» **Written instruction**:
Write out all the material exactly. Leave nothing out.
* begin Data segment *
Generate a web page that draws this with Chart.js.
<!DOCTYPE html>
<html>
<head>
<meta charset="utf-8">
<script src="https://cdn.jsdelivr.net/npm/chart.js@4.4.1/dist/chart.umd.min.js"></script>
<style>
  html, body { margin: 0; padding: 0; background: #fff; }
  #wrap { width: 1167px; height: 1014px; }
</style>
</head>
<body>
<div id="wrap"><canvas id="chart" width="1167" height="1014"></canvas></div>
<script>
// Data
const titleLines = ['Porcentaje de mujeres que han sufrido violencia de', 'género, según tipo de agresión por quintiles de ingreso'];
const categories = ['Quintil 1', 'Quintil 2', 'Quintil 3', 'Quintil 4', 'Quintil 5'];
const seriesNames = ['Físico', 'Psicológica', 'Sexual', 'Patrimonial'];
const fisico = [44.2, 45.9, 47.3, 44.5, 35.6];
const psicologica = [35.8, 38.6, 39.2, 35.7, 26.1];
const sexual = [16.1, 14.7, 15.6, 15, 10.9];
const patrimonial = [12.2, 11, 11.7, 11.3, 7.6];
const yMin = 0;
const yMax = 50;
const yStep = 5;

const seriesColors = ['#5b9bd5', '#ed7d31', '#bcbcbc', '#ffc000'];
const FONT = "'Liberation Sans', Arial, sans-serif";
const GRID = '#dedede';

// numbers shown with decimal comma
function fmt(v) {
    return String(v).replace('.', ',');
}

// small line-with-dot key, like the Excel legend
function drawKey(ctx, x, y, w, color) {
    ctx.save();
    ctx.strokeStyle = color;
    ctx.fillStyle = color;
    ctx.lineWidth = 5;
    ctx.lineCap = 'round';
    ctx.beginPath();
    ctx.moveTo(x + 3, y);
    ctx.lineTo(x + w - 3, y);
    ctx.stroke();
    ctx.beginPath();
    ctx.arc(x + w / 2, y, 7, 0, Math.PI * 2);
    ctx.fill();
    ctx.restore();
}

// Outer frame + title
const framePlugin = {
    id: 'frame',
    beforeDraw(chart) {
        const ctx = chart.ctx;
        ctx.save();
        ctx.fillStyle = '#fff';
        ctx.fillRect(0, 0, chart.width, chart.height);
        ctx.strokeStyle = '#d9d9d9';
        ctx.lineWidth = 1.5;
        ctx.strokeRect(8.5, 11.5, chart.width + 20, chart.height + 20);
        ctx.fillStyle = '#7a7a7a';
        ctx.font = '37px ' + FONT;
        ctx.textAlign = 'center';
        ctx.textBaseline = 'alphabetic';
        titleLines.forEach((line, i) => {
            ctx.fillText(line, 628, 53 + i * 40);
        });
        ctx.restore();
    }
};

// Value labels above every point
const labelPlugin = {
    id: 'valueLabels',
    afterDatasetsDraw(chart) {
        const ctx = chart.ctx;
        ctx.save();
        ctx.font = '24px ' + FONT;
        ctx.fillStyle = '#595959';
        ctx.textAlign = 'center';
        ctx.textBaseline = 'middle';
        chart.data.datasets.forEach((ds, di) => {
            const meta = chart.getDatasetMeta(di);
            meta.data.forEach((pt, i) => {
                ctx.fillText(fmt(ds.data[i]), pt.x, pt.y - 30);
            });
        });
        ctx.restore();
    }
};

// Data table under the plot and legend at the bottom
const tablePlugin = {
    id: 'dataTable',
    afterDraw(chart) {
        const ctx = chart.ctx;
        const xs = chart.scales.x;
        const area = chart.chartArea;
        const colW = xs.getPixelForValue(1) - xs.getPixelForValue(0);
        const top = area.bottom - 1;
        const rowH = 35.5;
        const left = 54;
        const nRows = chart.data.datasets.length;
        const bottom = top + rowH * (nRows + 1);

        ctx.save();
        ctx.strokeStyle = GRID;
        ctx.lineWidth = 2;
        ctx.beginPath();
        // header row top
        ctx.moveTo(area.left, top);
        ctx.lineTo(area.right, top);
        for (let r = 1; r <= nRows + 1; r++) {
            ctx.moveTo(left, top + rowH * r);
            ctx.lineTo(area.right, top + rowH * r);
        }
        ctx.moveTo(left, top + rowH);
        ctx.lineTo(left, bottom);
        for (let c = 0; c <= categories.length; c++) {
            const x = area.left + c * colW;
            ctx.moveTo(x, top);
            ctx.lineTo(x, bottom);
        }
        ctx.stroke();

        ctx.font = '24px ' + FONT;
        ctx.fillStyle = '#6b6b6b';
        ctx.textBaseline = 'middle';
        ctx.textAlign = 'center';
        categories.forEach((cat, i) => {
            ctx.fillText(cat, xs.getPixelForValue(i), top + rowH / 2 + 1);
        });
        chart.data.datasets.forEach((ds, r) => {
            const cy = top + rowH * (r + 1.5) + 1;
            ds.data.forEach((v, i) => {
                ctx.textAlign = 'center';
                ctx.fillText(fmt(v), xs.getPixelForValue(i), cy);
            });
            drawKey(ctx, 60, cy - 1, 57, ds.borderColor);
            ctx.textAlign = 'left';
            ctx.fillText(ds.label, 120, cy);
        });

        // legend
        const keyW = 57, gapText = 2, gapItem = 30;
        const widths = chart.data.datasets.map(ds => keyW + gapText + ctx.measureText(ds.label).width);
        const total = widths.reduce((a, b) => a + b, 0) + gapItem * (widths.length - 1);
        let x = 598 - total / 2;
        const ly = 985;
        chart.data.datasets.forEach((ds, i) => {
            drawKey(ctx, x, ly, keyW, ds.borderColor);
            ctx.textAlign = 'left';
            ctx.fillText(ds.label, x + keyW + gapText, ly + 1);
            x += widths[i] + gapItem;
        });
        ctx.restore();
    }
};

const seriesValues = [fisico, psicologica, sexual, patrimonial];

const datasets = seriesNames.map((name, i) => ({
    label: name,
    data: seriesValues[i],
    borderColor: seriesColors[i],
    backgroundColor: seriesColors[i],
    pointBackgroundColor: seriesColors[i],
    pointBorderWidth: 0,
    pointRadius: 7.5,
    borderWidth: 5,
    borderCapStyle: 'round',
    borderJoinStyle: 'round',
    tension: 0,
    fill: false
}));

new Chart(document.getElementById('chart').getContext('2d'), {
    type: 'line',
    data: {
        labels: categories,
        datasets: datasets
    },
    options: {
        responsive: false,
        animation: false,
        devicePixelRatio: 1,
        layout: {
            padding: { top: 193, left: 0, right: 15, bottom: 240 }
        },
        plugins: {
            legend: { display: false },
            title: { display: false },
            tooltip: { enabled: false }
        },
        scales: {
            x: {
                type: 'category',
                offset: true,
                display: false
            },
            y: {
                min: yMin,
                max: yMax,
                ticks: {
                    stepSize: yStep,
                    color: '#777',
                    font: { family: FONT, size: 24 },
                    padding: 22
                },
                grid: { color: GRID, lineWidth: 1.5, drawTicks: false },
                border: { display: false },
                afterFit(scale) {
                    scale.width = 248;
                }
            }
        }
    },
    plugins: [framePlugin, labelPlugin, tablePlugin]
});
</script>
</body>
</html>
* end Data segment *
» **Output for this exercise**:
Generate a web page that draws this with Chart.js.
<!DOCTYPE html>
<html>
<head>
<meta charset="utf-8">
<script src="https://cdn.jsdelivr.net/npm/chart.js@4.4.1/dist/chart.umd.min.js"></script>
<style>
  html, body { margin: 0; padding: 0; background: #fff; }
  #wrap { width: 1167px; height: 1014px; }
</style>
</head>
<body>
<div id="wrap"><canvas id="chart" width="1167" height="1014"></canvas></div>
<script>
// Data
const titleLines = ['Porcentaje de mujeres que han sufrido violencia de', 'género, según tipo de agresión por quintiles de ingreso'];
const categories = ['Quintil 1', 'Quintil 2', 'Quintil 3', 'Quintil 4', 'Quintil 5'];
const seriesNames = ['Físico', 'Psicológica', 'Sexual', 'Patrimonial'];
const fisico = [44.2, 45.9, 47.3, 44.5, 35.6];
const psicologica = [35.8, 38.6, 39.2, 35.7, 26.1];
const sexual = [16.1, 14.7, 15.6, 15, 10.9];
const patrimonial = [12.2, 11, 11.7, 11.3, 7.6];
const yMin = 0;
const yMax = 50;
const yStep = 5;

const seriesColors = ['#5b9bd5', '#ed7d31', '#bcbcbc', '#ffc000'];
const FONT = "'Liberation Sans', Arial, sans-serif";
const GRID = '#dedede';

// numbers shown with decimal comma
function fmt(v) {
    return String(v).replace('.', ',');
}

// small line-with-dot key, like the Excel legend
function drawKey(ctx, x, y, w, color) {
    ctx.save();
    ctx.strokeStyle = color;
    ctx.fillStyle = color;
    ctx.lineWidth = 5;
    ctx.lineCap = 'round';
    ctx.beginPath();
    ctx.moveTo(x + 3, y);
    ctx.lineTo(x + w - 3, y);
    ctx.stroke();
    ctx.beginPath();
    ctx.arc(x + w / 2, y, 7, 0, Math.PI * 2);
    ctx.fill();
    ctx.restore();
}

// Outer frame + title
const framePlugin = {
    id: 'frame',
    beforeDraw(chart) {
        const ctx = chart.ctx;
        ctx.save();
        ctx.fillStyle = '#fff';
        ctx.fillRect(0, 0, chart.width, chart.height);
        ctx.strokeStyle = '#d9d9d9';
        ctx.lineWidth = 1.5;
        ctx.strokeRect(8.5, 11.5, chart.width + 20, chart.height + 20);
        ctx.fillStyle = '#7a7a7a';
        ctx.font = '37px ' + FONT;
        ctx.textAlign = 'center';
        ctx.textBaseline = 'alphabetic';
        titleLines.forEach((line, i) => {
            ctx.fillText(line, 628, 53 + i * 40);
        });
        ctx.restore();
    }
};

// Value labels above every point
const labelPlugin = {
    id: 'valueLabels',
    afterDatasetsDraw(chart) {
        const ctx = chart.ctx;
        ctx.save();
        ctx.font = '24px ' + FONT;
        ctx.fillStyle = '#595959';
        ctx.textAlign = 'center';
        ctx.textBaseline = 'middle';
        chart.data.datasets.forEach((ds, di) => {
            const meta = chart.getDatasetMeta(di);
            meta.data.forEach((pt, i) => {
                ctx.fillText(fmt(ds.data[i]), pt.x, pt.y - 30);
            });
        });
        ctx.restore();
    }
};

// Data table under the plot and legend at the bottom
const tablePlugin = {
    id: 'dataTable',
    afterDraw(chart) {
        const ctx = chart.ctx;
        const xs = chart.scales.x;
        const area = chart.chartArea;
        const colW = xs.getPixelForValue(1) - xs.getPixelForValue(0);
        const top = area.bottom - 1;
        const rowH = 35.5;
        const left = 54;
        const nRows = chart.data.datasets.length;
        const bottom = top + rowH * (nRows + 1);

        ctx.save();
        ctx.strokeStyle = GRID;
        ctx.lineWidth = 2;
        ctx.beginPath();
        // header row top
        ctx.moveTo(area.left, top);
        ctx.lineTo(area.right, top);
        for (let r = 1; r <= nRows + 1; r++) {
            ctx.moveTo(left, top + rowH * r);
            ctx.lineTo(area.right, top + rowH * r);
        }
        ctx.moveTo(left, top + rowH);
        ctx.lineTo(left, bottom);
        for (let c = 0; c <= categories.length; c++) {
            const x = area.left + c * colW;
            ctx.moveTo(x, top);
            ctx.lineTo(x, bottom);
        }
        ctx.stroke();

        ctx.font = '24px ' + FONT;
        ctx.fillStyle = '#6b6b6b';
        ctx.textBaseline = 'middle';
        ctx.textAlign = 'center';
        categories.forEach((cat, i) => {
            ctx.fillText(cat, xs.getPixelForValue(i), top + rowH / 2 + 1);
        });
        chart.data.datasets.forEach((ds, r) => {
            const cy = top + rowH * (r + 1.5) + 1;
            ds.data.forEach((v, i) => {
                ctx.textAlign = 'center';
                ctx.fillText(fmt(v), xs.getPixelForValue(i), cy);
            });
            drawKey(ctx, 60, cy - 1, 57, ds.borderColor);
            ctx.textAlign = 'left';
            ctx.fillText(ds.label, 120, cy);
        });

        // legend
        const keyW = 57, gapText = 2, gapItem = 30;
        const widths = chart.data.datasets.map(ds => keyW + gapText + ctx.measureText(ds.label).width);
        const total = widths.reduce((a, b) => a + b, 0) + gapItem * (widths.length - 1);
        let x = 598 - total / 2;
        const ly = 985;
        chart.data.datasets.forEach((ds, i) => {
            drawKey(ctx, x, ly, keyW, ds.borderColor);
            ctx.textAlign = 'left';
            ctx.fillText(ds.label, x + keyW + gapText, ly + 1);
            x += widths[i] + gapItem;
        });
        ctx.restore();
    }
};

const seriesValues = [fisico, psicologica, sexual, patrimonial];

const datasets = seriesNames.map((name, i) => ({
    label: name,
    data: seriesValues[i],
    borderColor: seriesColors[i],
    backgroundColor: seriesColors[i],
    pointBackgroundColor: seriesColors[i],
    pointBorderWidth: 0,
    pointRadius: 7.5,
    borderWidth: 5,
    borderCapStyle: 'round',
    borderJoinStyle: 'round',
    tension: 0,
    fill: false
}));

new Chart(document.getElementById('chart').getContext('2d'), {
    type: 'line',
    data: {
        labels: categories,
        datasets: datasets
    },
    options: {
        responsive: false,
        animation: false,
        devicePixelRatio: 1,
        layout: {
            padding: { top: 193, left: 0, right: 15, bottom: 240 }
        },
        plugins: {
            legend: { display: false },
            title: { display: false },
            tooltip: { enabled: false }
        },
        scales: {
            x: {
                type: 'category',
                offset: true,
                display: false
            },
            y: {
                min: yMin,
                max: yMax,
                ticks: {
                    stepSize: yStep,
                    color: '#777',
                    font: { family: FONT, size: 24 },
                    padding: 22
                },
                grid: { color: GRID, lineWidth: 1.5, drawTicks: false },
                border: { display: false },
                afterFit(scale) {
                    scale.width = 248;
                }
            }
        }
    },
    plugins: [framePlugin, labelPlugin, tablePlugin]
});
</script>
</body>
</html>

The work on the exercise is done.